Given task: Extract, from the listing that follows, each line containing the word "matplotlib".

* START Listed records *

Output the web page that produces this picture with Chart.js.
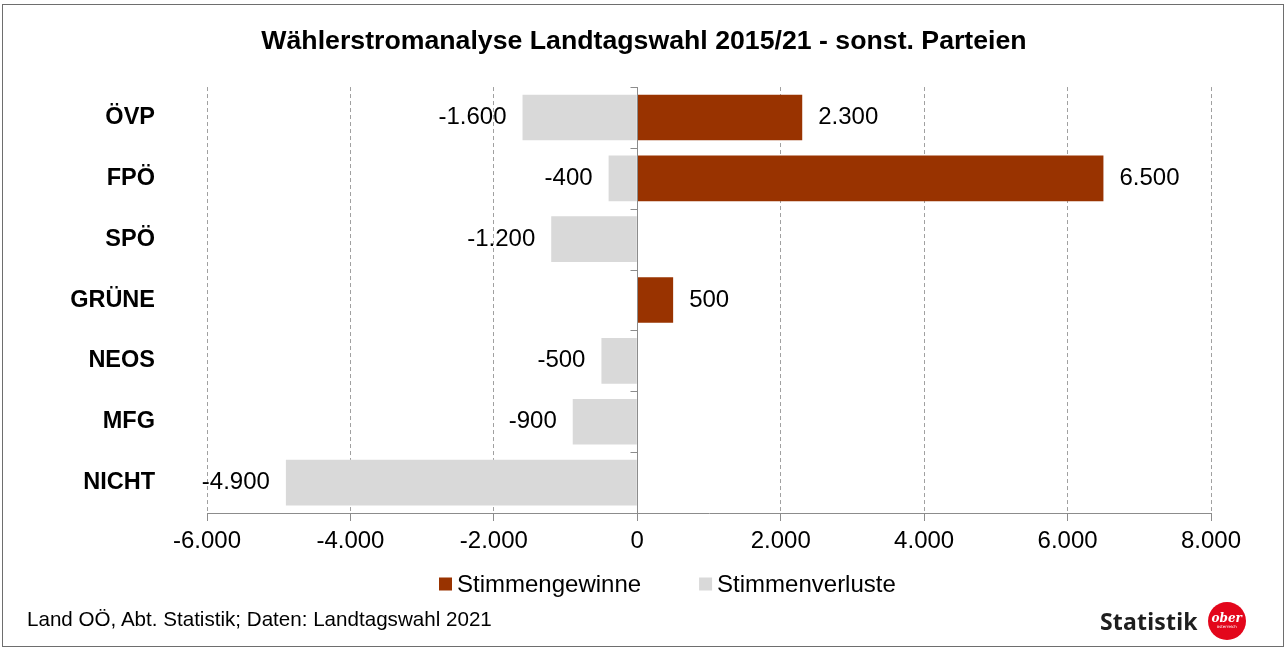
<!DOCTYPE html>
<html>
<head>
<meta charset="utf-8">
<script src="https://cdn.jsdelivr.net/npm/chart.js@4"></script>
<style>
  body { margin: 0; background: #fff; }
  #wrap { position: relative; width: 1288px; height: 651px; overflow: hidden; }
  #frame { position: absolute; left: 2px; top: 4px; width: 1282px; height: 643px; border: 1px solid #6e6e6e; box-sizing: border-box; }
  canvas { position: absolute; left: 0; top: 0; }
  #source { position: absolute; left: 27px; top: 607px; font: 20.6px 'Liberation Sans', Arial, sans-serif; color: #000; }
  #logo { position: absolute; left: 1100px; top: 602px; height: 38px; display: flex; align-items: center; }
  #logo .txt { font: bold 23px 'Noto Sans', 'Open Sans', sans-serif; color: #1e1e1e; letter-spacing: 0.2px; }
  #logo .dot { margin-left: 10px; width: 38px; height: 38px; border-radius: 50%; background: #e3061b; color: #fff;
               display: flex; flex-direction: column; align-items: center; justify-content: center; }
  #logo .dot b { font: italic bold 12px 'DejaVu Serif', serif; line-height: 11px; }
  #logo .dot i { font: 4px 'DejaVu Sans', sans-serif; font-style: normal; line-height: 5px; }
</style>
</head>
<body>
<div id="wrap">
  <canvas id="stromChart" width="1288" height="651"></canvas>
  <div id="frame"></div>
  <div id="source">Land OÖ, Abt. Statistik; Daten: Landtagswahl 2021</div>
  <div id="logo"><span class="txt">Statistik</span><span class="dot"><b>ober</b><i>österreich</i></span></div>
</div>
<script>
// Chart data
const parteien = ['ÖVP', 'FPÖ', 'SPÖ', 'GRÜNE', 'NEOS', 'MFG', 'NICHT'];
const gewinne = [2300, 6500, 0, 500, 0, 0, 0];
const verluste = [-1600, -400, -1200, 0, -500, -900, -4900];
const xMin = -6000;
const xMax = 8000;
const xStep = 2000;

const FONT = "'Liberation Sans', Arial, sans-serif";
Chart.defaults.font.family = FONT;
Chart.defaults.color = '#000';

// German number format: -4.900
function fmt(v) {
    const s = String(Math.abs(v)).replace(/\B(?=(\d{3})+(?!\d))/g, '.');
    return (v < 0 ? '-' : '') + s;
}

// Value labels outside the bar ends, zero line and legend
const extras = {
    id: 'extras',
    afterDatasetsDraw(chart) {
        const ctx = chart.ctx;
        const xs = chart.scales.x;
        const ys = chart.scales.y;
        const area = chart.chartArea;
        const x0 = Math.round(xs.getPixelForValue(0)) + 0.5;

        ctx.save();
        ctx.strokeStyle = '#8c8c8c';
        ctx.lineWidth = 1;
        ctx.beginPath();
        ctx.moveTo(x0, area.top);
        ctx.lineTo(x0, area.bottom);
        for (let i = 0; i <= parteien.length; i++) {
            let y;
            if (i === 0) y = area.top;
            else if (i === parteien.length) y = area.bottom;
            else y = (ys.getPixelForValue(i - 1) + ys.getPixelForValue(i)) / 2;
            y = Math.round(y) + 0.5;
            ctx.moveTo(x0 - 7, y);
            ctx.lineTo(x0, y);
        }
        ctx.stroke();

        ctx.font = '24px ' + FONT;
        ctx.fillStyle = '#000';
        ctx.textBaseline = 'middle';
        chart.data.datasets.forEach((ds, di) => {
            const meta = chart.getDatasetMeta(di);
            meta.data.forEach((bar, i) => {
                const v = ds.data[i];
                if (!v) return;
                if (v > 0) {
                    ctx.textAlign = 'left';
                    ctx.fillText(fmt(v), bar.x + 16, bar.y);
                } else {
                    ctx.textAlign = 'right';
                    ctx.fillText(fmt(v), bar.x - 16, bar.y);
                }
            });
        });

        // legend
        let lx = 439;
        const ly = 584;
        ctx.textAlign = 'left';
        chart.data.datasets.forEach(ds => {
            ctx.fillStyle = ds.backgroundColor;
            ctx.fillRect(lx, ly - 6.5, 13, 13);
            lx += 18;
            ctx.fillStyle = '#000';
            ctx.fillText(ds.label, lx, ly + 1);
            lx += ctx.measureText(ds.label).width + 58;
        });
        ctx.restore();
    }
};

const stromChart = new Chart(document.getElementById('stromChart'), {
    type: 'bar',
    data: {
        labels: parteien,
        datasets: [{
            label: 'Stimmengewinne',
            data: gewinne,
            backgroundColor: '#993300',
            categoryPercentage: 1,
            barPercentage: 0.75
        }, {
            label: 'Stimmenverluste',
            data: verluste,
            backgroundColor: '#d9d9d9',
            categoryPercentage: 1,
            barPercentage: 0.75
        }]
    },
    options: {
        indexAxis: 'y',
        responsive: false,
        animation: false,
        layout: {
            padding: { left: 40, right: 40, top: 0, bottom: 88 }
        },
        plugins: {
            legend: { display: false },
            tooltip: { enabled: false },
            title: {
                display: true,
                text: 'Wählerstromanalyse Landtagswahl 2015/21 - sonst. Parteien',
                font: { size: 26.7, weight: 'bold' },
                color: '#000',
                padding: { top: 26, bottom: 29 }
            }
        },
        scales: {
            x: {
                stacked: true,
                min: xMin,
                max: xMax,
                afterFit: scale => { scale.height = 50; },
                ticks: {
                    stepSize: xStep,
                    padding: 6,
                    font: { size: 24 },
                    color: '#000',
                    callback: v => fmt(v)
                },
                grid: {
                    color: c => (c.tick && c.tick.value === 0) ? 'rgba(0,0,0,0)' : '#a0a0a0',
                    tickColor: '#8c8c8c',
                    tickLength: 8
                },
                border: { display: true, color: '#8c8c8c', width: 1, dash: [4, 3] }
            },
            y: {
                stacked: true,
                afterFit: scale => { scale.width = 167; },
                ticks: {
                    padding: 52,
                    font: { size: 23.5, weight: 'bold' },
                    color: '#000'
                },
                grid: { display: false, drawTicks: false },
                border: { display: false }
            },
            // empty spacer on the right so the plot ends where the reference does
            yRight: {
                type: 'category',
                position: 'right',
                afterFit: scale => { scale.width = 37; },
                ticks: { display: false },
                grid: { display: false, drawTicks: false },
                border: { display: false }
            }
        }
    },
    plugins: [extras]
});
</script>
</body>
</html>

* END Listed records *
* START Listed records *

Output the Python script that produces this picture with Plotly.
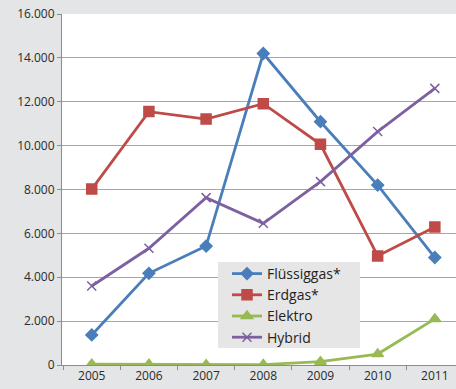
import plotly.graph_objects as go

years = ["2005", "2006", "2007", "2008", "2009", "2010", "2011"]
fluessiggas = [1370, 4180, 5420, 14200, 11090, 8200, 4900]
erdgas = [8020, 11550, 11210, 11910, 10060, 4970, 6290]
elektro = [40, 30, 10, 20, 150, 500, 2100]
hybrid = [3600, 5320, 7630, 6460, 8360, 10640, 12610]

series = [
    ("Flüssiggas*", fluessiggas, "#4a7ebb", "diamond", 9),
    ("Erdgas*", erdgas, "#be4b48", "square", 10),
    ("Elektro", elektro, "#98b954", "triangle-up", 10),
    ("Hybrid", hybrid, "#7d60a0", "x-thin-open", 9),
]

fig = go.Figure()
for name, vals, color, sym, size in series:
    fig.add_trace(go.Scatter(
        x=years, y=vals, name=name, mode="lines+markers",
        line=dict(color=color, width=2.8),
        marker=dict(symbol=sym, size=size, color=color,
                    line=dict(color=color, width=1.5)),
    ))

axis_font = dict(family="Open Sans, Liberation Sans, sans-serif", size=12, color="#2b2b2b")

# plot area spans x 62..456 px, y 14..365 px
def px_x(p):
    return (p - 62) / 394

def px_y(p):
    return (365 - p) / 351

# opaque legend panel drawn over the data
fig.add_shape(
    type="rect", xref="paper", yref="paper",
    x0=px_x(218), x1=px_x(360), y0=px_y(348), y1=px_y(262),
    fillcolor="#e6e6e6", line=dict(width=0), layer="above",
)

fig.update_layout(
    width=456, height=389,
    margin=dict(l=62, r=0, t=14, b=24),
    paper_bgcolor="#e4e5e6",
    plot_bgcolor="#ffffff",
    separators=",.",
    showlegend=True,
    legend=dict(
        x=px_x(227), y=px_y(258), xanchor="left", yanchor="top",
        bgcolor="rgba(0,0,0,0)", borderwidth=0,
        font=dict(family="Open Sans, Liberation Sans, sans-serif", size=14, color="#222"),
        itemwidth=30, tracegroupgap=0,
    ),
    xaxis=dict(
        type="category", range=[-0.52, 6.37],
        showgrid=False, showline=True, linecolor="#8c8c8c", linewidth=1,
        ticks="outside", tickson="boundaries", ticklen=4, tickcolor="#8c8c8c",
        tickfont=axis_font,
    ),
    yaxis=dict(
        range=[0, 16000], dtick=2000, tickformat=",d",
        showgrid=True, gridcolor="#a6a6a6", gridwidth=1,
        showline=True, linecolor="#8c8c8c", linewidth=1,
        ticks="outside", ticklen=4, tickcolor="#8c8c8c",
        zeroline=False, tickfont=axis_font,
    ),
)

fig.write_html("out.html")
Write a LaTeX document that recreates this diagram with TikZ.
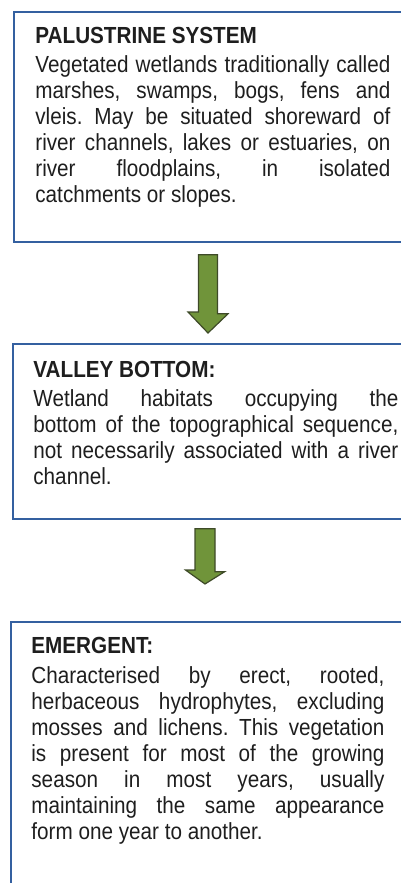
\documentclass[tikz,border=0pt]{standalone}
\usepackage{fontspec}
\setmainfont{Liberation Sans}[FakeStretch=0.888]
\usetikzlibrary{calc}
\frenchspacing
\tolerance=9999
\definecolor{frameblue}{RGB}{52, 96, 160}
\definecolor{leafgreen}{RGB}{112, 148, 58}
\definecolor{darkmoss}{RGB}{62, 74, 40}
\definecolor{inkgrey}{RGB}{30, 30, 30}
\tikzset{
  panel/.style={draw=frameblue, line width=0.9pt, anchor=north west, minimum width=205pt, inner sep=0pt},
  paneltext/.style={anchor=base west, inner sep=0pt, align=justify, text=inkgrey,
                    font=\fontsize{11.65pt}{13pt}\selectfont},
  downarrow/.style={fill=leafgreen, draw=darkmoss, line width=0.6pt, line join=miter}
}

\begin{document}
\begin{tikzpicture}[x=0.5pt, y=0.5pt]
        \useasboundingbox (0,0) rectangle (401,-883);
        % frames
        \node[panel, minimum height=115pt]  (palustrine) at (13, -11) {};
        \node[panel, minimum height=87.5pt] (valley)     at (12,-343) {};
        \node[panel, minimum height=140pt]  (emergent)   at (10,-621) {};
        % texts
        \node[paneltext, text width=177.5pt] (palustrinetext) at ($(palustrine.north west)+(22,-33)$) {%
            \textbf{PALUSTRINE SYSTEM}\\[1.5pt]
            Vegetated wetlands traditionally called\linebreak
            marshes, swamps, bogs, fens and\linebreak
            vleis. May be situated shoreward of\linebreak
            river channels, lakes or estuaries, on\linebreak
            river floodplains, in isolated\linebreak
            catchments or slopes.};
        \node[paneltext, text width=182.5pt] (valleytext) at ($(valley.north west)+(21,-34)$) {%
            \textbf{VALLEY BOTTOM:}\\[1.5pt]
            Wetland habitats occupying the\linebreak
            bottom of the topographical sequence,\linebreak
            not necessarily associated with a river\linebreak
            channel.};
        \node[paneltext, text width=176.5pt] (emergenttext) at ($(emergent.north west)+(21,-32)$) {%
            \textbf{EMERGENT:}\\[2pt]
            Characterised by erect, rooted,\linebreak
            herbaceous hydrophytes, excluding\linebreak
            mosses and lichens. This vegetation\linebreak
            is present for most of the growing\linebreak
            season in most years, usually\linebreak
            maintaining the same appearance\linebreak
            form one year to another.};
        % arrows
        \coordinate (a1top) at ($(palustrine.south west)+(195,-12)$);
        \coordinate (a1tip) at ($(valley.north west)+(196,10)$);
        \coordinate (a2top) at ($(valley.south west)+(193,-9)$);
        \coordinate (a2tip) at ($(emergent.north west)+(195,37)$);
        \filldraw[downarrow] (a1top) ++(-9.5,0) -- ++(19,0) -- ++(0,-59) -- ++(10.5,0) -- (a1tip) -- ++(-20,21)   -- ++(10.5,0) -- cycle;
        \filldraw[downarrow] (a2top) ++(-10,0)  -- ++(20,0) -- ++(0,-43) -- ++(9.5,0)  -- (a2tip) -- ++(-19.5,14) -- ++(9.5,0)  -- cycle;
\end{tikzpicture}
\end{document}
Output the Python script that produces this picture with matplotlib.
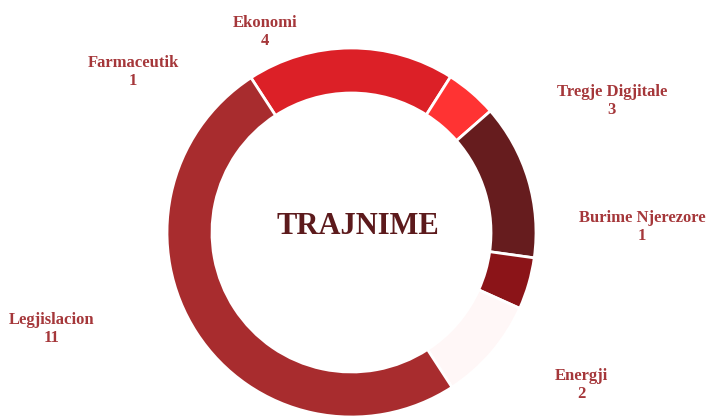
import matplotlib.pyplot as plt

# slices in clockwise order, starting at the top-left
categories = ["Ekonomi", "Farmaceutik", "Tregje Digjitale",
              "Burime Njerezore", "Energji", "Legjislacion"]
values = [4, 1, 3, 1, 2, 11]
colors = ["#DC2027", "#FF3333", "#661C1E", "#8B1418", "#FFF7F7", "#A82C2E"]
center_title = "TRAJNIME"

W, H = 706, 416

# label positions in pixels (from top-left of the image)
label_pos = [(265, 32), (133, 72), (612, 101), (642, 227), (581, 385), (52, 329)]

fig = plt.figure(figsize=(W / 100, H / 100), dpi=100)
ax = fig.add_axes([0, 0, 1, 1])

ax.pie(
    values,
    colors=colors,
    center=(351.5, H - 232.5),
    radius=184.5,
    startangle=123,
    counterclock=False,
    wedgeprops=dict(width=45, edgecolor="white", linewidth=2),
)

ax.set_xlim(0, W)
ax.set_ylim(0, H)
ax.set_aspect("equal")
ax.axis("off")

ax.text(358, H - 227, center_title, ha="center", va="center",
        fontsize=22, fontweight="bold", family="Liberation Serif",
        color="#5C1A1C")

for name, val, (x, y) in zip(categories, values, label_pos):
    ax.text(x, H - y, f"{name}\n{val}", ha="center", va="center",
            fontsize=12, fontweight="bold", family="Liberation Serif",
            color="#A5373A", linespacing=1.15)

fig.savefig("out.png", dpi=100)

* END Listed records *
* START Listed records *

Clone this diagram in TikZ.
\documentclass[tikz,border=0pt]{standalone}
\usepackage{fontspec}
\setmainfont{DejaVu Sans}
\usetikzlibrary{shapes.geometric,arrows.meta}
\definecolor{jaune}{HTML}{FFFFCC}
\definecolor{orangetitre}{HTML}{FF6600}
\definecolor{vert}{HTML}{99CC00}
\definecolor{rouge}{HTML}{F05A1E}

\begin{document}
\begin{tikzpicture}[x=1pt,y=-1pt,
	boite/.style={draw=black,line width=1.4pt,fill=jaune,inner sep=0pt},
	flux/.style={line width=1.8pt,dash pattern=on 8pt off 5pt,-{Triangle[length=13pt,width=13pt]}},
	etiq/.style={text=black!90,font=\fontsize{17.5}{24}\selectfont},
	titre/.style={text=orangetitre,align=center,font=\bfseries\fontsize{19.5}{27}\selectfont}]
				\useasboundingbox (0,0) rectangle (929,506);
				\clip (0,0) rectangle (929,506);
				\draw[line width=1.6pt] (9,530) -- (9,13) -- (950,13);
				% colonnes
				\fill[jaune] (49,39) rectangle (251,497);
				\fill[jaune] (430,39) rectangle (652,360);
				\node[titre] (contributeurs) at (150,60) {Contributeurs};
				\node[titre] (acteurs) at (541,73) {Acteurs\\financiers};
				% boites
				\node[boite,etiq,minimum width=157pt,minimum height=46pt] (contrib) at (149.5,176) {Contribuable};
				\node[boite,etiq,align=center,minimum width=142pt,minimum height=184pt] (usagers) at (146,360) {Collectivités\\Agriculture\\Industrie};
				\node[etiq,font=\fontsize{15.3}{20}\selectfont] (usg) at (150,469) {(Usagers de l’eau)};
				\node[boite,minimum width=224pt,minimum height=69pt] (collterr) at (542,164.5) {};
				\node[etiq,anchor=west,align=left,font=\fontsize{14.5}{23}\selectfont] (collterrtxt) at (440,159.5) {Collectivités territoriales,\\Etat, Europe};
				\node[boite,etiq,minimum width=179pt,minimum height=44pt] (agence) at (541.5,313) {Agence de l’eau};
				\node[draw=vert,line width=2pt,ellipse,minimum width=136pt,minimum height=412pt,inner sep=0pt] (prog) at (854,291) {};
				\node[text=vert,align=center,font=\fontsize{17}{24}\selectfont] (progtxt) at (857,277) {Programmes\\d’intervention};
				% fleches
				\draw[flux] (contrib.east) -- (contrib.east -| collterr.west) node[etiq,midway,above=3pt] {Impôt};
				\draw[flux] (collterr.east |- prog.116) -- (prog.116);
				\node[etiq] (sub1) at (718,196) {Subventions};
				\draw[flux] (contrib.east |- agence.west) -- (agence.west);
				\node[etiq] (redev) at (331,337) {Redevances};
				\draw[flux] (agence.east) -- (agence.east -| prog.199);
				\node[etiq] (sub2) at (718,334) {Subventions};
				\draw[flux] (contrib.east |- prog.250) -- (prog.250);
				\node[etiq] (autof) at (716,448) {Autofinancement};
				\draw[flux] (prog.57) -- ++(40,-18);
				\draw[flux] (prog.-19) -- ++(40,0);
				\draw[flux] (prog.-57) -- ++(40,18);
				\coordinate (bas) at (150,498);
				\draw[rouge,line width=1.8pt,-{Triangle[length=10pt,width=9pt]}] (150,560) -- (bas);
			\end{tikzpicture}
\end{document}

* END Listed records *

Answer for this exercise:
Output the Python script that produces this picture with matplotlib.
import matplotlib.pyplot as plt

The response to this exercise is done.